The end of the year found the Madison Township Fire Department and trustees bidding farewell to two part time firefighters, but moving a pair of fulltime employees into new positions.
Lieutenant Kent Cheek was appointed to Training/Safety/EMS Officer effective Jan. 12. Fire Chief Clifford Mason said the job classification was a topic of discussion for many years and, within the last two years, a memorandum of understanding was issued establishing the new position.
"It’s been a long process," admitted Mason, "but a process that will benefit the entire community."
As a result of Cheek accepting the job, his lieutenant position became vacant, but was not empty for long when the next fulltime eligible candidate moved up in rank-Pamela Price, the township’s first female lieutenant who joined the Madison Township Fire Department nearly 10 years ago.
"I was in the last set of firefighters not hired from a part time list," said the 1989 JFK High School graduate who has a bachelor degree in sports medicine from Heidelberg University and an associate degree in Fire Science from Kaiser University in Florida. "I came down from Heidelberg in 1994 and took a couple of EMS classes. I rode with the township when I did clinics during medic training. As for becoming a firefighter instead of going into sports medicine, I guess I didn’t get enough of an adrenaline
rush from sports medicine, so I became a firefighter and have20been here my entire career."
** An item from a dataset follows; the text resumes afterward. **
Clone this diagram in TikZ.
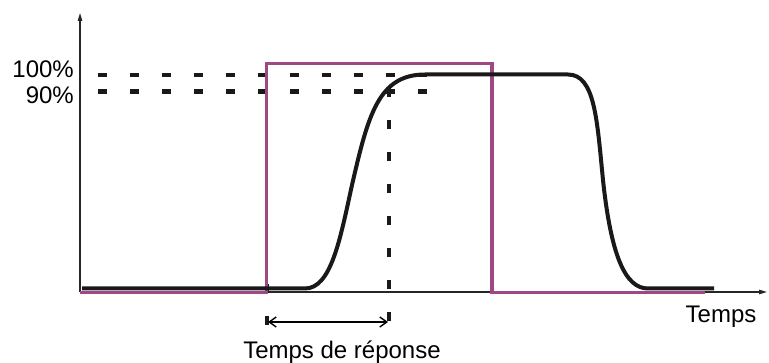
\documentclass[tikz,border=0pt]{standalone}
\usepackage{fontspec}
\setmainfont{Liberation Sans}
\usetikzlibrary{arrows.meta}
\definecolor{sigpurple}{RGB}{160,72,132}
\tikzset{
  axis/.style={line width=1.2pt,draw=black!85,-{Triangle[length=8pt,width=4.5pt]}},
  inputsig/.style={line width=3.2pt,draw=sigpurple},
  response/.style={line width=4pt,draw=black!90},
  guide/.style={line width=4.4pt,draw=black!90,dash pattern=on 9pt off 23pt},
  span/.style={line width=1.4pt,draw=black,{Straight Barb[length=7pt,width=10pt]}-{Straight Barb[length=7pt,width=10pt]}},
  lab/.style={font=\fontsize{24}{24}\selectfont,inner sep=0pt}
}
\begin{document}
\begin{tikzpicture}[x=1pt,y=-1pt]
\useasboundingbox (0,0) rectangle (769,363);
% axes
\coordinate (O) at (80,292);
\coordinate (Ytop) at (80,13);
\coordinate (Xend) at (767,292);
\draw[axis] (O) -- (Ytop);
\draw[axis] (O) -- (Xend);
% guide dashes
\coordinate (h100a) at (98,75);
\coordinate (h100b) at (428,75);
\coordinate (h90a) at (98,91.5);
\coordinate (h90b) at (428,91.5);
\coordinate (v1a) at (389,88);
\coordinate (v1b) at (389,326);
\coordinate (v2a) at (267,284);
\coordinate (v2b) at (267,326);
\draw[guide] (h100a) -- (h100b);
\draw[guide] (h90a) -- (h90b);
\draw[guide] (v1a) -- (v1b);
\draw[guide] (v2a) -- (v2b);
% input step
\coordinate (p0) at (80,292.5);
\coordinate (p1) at (266.5,292.5);
\coordinate (p2) at (266.5,63.5);
\coordinate (p3) at (492,63.5);
\coordinate (p4) at (492,292.5);
\coordinate (p5) at (705,292.5);
\draw[inputsig] (p0) -- (p1) -- (p2) -- (p3) -- (p4) -- (p5);
% response
\coordinate (r0) at (82,288.5);
\coordinate (r1) at (305,288.5);
\coordinate (r2) at (352,185);
\coordinate (r3) at (425,74.5);
\coordinate (r4) at (568,74.5);
\coordinate (r5) at (603,180);
\coordinate (r6) at (648,288.5);
\coordinate (r7) at (714,288.5);
\draw[response,line join=round] (r0) -- (r1)
  .. controls (331,288.5) and (340,240) .. (r2)
  .. controls (368,116) and (378,74.5) .. (r3)
  -- (r4)
  .. controls (595,74.5) and (597,120) .. (r5)
  .. controls (611,255) and (625,288.5) .. (r6)
  -- (r7);
% response time arrow
\coordinate (sa) at (268,322);
\coordinate (sb) at (388,322);
\draw[span] (sa) -- (sb);
% labels
\node[lab,anchor=base east] (l100) at (74,78) {100\%};
\node[lab,anchor=base east] (l90) at (74,104) {90\%};
\node[lab,anchor=base] (lt) at (721,323) {Temps};
\node[lab,anchor=base] (lr) at (342,359) {Temps de réponse};
\end{tikzpicture}
\end{document}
During a brief swearing-in ceremony, Price’s father, Fred Price Sr., pinned on his daughter’s new badge.
Madison Township police news
•Police Detective James Galvin said a drug bust on Atkinson Road in a school zone resulted in the seizure of several bags of heroin and a felony arrest. A different case on Old Cape West uncovered a suspect selling crack cocaine.
•Criminals used a pry bar to access the front door of a Hamilton Road car wash, but officers responding to the alarm were able to catch both suspects. Galvin said the pair is suspected in several other central Ohio car wash break-ins.
•A freight carrier employee-who moves trailers around a southeast facility-and his accomplices took advantage of the Thanksgiving holiday to steal $30,000 of electronic equipment and computers out of a semi-trailer and transfer the load into a waiting U-Haul van. However, their freeloading shopping spree ended when they were caught by law enforcement officers at a Dublin home.
•Police Chief Greg Ryan told trustees his department was on the receiving end of a pair of grants, one for $15,000 in equipment at no cost to the township, and another for $3,000 for a contract with an outside vendor for communication services providing better access between patrol cars and computer systems.